I wasn't wild for TOWERS' many original scenes in which poor Eowyn pined after the unobtainable Aragorn. However, in RETURN Eowyn's ill-fated love works to strengthen the scene in which she masquerades as a male soldier to join the fight, and takes Merry into battle with her. Their importance to the story defies conventional wisdom as to war being the exclusive business of Men (as Aragorn tells Eowyn), but it's not some putdown of "the patriarchy." Rather, Eowyn and Merry should be thought of as "the stones the builder rejected," able to overcome superior forces of evil through sheer pertinacity. I didn't care for the book's scenes in which Eowyn "settled" for secondary hero Faramir, but the parallel scenes in the film are much shorter. Moreover, they're easier to take because the film's Faramir is more fallible than Tolkien's original.

In the books Saruman and his pawn Wormtongue cease to be major players in the conflict once Orthanc is destroyed, though Tolkien gets one last use out of them as poisonous influences upon the Hobbits' bucolic home in the Shire. But it makes sense to get rid of these secondary villains quickly within the context of a sprawling movie. 

The Shelob-battle is given a different arrangement.
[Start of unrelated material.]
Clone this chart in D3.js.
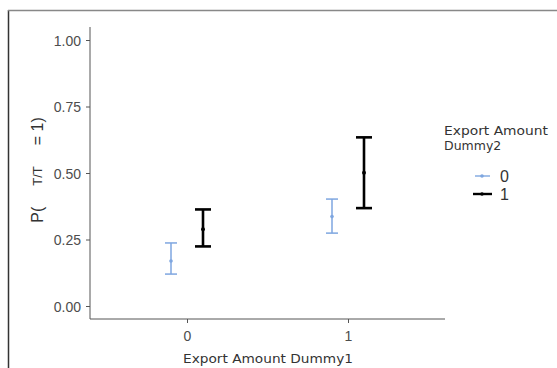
<!DOCTYPE html>
<html><head><meta charset="utf-8">
<script src="https://cdn.jsdelivr.net/npm/d3@7"></script>
<style>
body{margin:0;background:#fff}svg{display:block}
.sans{font-family:'Liberation Sans',Arial,Helvetica,sans-serif}
.kr{font-family:'DejaVu Sans','Noto Sans',sans-serif}
</style>
</head><body>
<svg id="c" width="557" height="368"></svg>
<script>
const categories = ["0", "1"];
const groups = ["0", "1"];
const yTicks = [0, 0.25, 0.5, 0.75, 1.0];
const est   = { "0": [0.169, 0.336], "1": [0.289, 0.501] };
const lower = { "0": [0.120, 0.274], "1": [0.224, 0.368] };
const upper = { "0": [0.237, 0.402], "1": [0.363, 0.634] };
const colors = { "0": "#7ea6e0", "1": "#000000" };

const svg = d3.select("#c");
// frame
svg.append("line").attr("x1",8.5).attr("x2",8.5).attr("y1",10).attr("y2",368).attr("stroke","#333").attr("stroke-width",1.5);
svg.append("line").attr("x1",8).attr("x2",557).attr("y1",10.5).attr("y2",10.5).attr("stroke","#888").attr("stroke-width",1.5);

const x = d3.scalePoint().domain(categories).range([187, 348]);
const y = d3.scaleLinear().domain([0,1]).range([306, 40]);
const dodge = d3.scaleOrdinal().domain(groups).range([-16, 16]);

const axisColor = "#555";
const ya = svg.append("g").attr("transform","translate(90,0)")
  .call(d3.axisLeft(y).tickValues(yTicks).tickFormat(d3.format(".2f")).tickSize(4).tickSizeOuter(0));
ya.select(".domain").attr("d","M0,27V319");
const xa = svg.append("g").attr("transform","translate(0,319)")
  .call(d3.axisBottom(x).tickSize(4).tickSizeOuter(0));
xa.select(".domain").attr("d","M90,0H445");
[ya, xa].forEach(a => {
  a.attr("font-family", null).attr("font-size", null).attr("class","sans");
  a.select(".domain").attr("stroke", axisColor).attr("stroke-width", 1);
  a.selectAll(".tick line").attr("stroke", axisColor);
  a.selectAll(".tick text").attr("fill","#4d4d4d").style("font-size","14px");
});
ya.selectAll(".tick text").attr("x",-9).attr("dy","0.36em");
xa.selectAll(".tick text").attr("y",11).attr("dy","0.75em");

// error bars
groups.forEach(g => {
  const sw = g === "1" ? 2.6 : 1.5;
  const cap = g === "1" ? 8 : 6;
  const gg = svg.append("g");
  categories.forEach((c, i) => {
    const cx = x(c) + dodge(g);
    gg.append("line").attr("x1",cx).attr("x2",cx).attr("y1",y(lower[g][i])).attr("y2",y(upper[g][i]))
      .attr("stroke",colors[g]).attr("stroke-width",sw);
    [lower[g][i], upper[g][i]].forEach(v => {
      gg.append("line").attr("x1",cx-cap).attr("x2",cx+cap).attr("y1",y(v)).attr("y2",y(v))
        .attr("stroke",colors[g]).attr("stroke-width",sw);
    });
    gg.append("circle").attr("cx",cx).attr("cy",y(est[g][i])).attr("r", g==="1"?2:1.8).attr("fill",colors[g]);
  });
});

// x axis title
svg.append("text").attr("class","kr").attr("x",268).attr("y",363).attr("text-anchor","middle")
  .attr("textLength",170).attr("lengthAdjust","spacingAndGlyphs")
  .style("font-size","12.5px").attr("fill","#333")
  .text("Export Amount Dummy1");

// y axis title
const yt = svg.append("text").attr("class","sans").attr("transform","translate(43,170) rotate(-90)").attr("text-anchor","middle")
  .style("font-size","16px").attr("fill","#333");
yt.append("tspan").text("P(");
yt.append("tspan").attr("dx",21).attr("dy",-1).style("font-size","13px").text("T/T");
yt.append("tspan").attr("dx",21).attr("dy",1).text("= 1)");

// legend
const lg = svg.append("g");
lg.append("text").attr("class","kr").attr("x",444).attr("y",135).attr("textLength",104).attr("lengthAdjust","spacingAndGlyphs")
  .style("font-size","12.5px").attr("fill","#333").text("Export Amount");
lg.append("text").attr("class","kr").attr("x",444).attr("y",150)
  .style("font-size","12.5px").attr("fill","#333").text("Dummy2");
groups.forEach((g, i) => {
  const ky = 176 + i*18;
  lg.append("line").attr("x1",g==="1"?473:475).attr("x2",g==="1"?492:490).attr("y1",ky).attr("y2",ky)
    .attr("stroke",colors[g]).attr("stroke-width", g==="1"?2.4:1.4);
  lg.append("circle").attr("cx",482).attr("cy",ky).attr("r",1.8).attr("fill",colors[g]);
  lg.append("text").attr("class","sans").attr("x",500).attr("y",ky+6)
    .style("font-size","16px").attr("fill","#333").text(g);
});
</script>
</body></html>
Whereas in the book Gollum lures both Sam and Frodo into the spider's lair, Jackson has Gollum sow discord between the boon companions by playing upon Frodo's suspicions of anyone who might take the Ring from him. Frodo separates from Sam, allowing for lots of heady drama about friends parted, but Gollum can't resist trying for the Ring again. The two fight-- giving viewers a foretaste of their struggle in Mount Doom-- and for the first time Gollum learns that his "master" plans to destroy "the precious." As in the book Frodo still gets paralyzed by Shelob's sting and Sam manages to drive off the monster, though on this occasion Tolkien's description of the battle is better than the cinema version. From then on, most of the beats of Sam and Frodo's journey follow the book closely enough.

Jackson leaves out all the events of "the Scourging of the Shire." Yet a lengthy coda following the destruction of the Ring makes clear that both Frodo and Bilbo cannot go back to their old bucolic life, though they can receive the honor of passing into the Gray Havens of the Elves. This prefigures the passing of all the non-human inhabitants of Middle-Earth, as the Time of Men begins. Some found the coda too long, but it captures much of the melancholy of Tolkien's signature creation-- and that more than makes up for the few missteps along the way.